Nothing you write here establishes any “boundaries”, and nothing you write here necessitates a position where all we have left is some sort of half digested Hermaneutic Circle.
If you accept H’s Dasein then you are free from the worry of the Gallic navel gazing, but that is as open to a Frenchman as it is to a Anglo-Saxon.
With H you are the centre of your experience and when asked what you think about your girlfriend’s abortion, inevitably all questions have to be filtered through the Dasein.
The point is that in H there are no objective moral considerations. Ultimately your choice is about how you feel about and for your girlfriend, not about some societal injunction gained through moral law. The Dasein might want to have adopted such views, and might “do the decent thing” in terms of society or his girlfriend. But the dilemma is a mirage. Ultimately all personal decisions are made by , and taken responsibility for the Self.
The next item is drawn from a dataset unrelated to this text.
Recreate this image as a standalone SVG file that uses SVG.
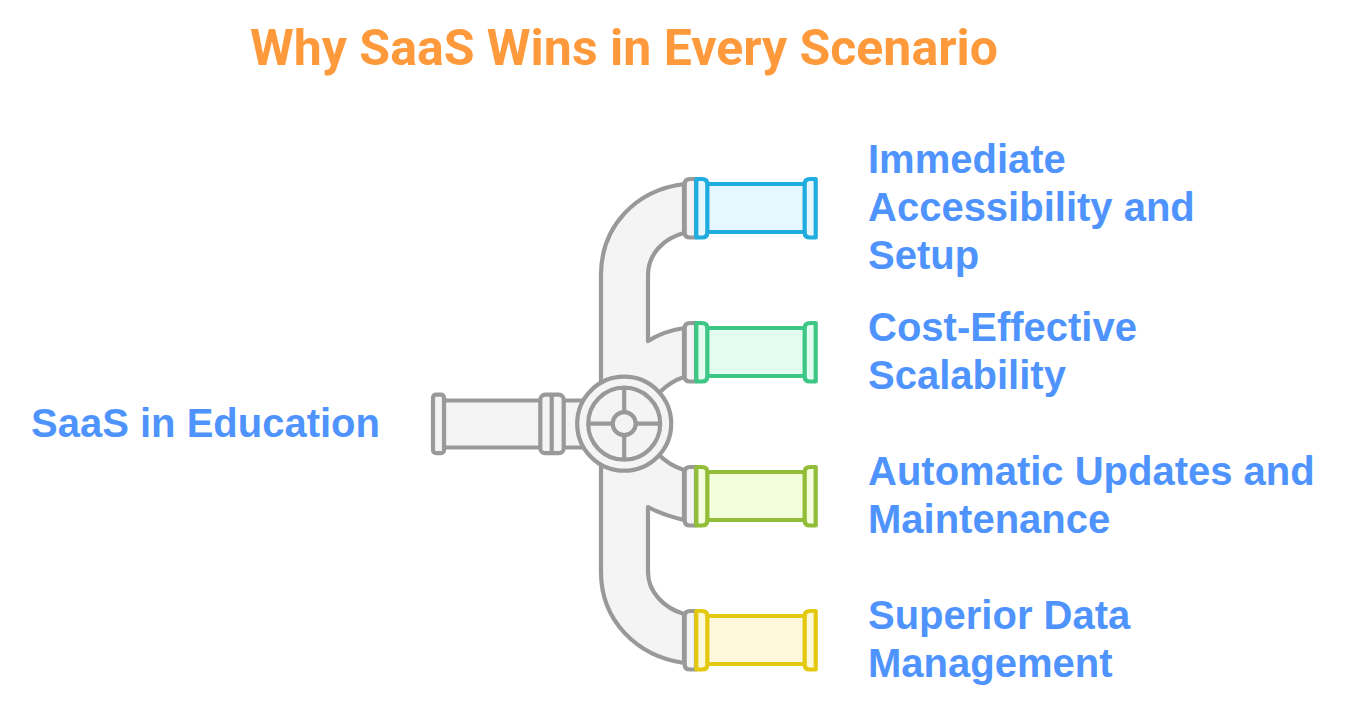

This is true whether or not you accept H’s concept of the moral self or not.
The difference comes, that when you accept the truth of the Dasein, you are enlightened in a super-Kantian sense of Aufklarung, far in excess of Kant’s rather servile version of enlightenment. There is now no need to obey; that is nothing more the “obey” that your true self.

Dasein clutches to the heart, and embraces the truth of the human experience; that all we do is on our own heads. Whilst Sartre beats himself like a true Catholic wallowing in self loathing, and at odds with his relationship with the world; H puts himself first.

While giving you the benefit of doubt the only weakness in the above argument lies in the idea of free will, grounded in total freedom. The aufklarung it seems has nothing objective about it, it is based on a realization of synthetic unity, where reductive or regressive and progressive issues define the way we live. The boundaries are limits where such realizations can bear fruition. We may think we are totally free, or, absolutely hampered by a lack of clarity or the presence of responsibility. The aufklarung is a state of mind, with no connextion to issues as above?

The special relationship which exists between being and knowledge, present boundaries, which are matters of interpretation. Certainly our knowledge has to do with the clarity of mind, as well as the heart, and the it is not as if either one can act individually. To put it in another way, would place too much of an emphasis away from it dynamics of it, reducing it as it were from the framing of it, toward the pure object. It would deny the ontological intuition, which is behind it, and put it on the level of emotion.

I see where you are going with this, but emotional solutions lead away from the underlying structure, which, here on this forum, may be leading the truth of being through various routes, none of which are set in stone, and the authoritarian focus may be abandoned by inapplicable particulars. The connection between knowledge and it.s object Being present overlapping boundaries, as the need to know sometimes dictates it’s content, which includes it’s ultimate objective: Being.

My particular need, the knowledge and place of intuition within the erklarung? (framed by an commonly sensed objective)

Here is a direct quote from Kant:

Enlightenment is not merely the process by which individuals would see their own personal freedom of thought guaranteed. There is Enlightenment, where the universal, the free, and the public uses of reason are superimposed on one another.

The boundaries here are implied by the text, that of the ideas of the universal are bounded by the free and public uses of reason. The guarantee of personal reason is an idea bounded and overlapping by the free and the public use of that reason.

This throws light on the meaning of the idea of ‘a process of seeing their personal freedom’ as basically an idea, whereas public use is an extension of that into the realm of basing that supposed freedom of thought, toward functioning as such. The difference implies what Kant may means by superimposition. At the least, there is vagueness in maintaining wherefrom the process and the idea are differentiable.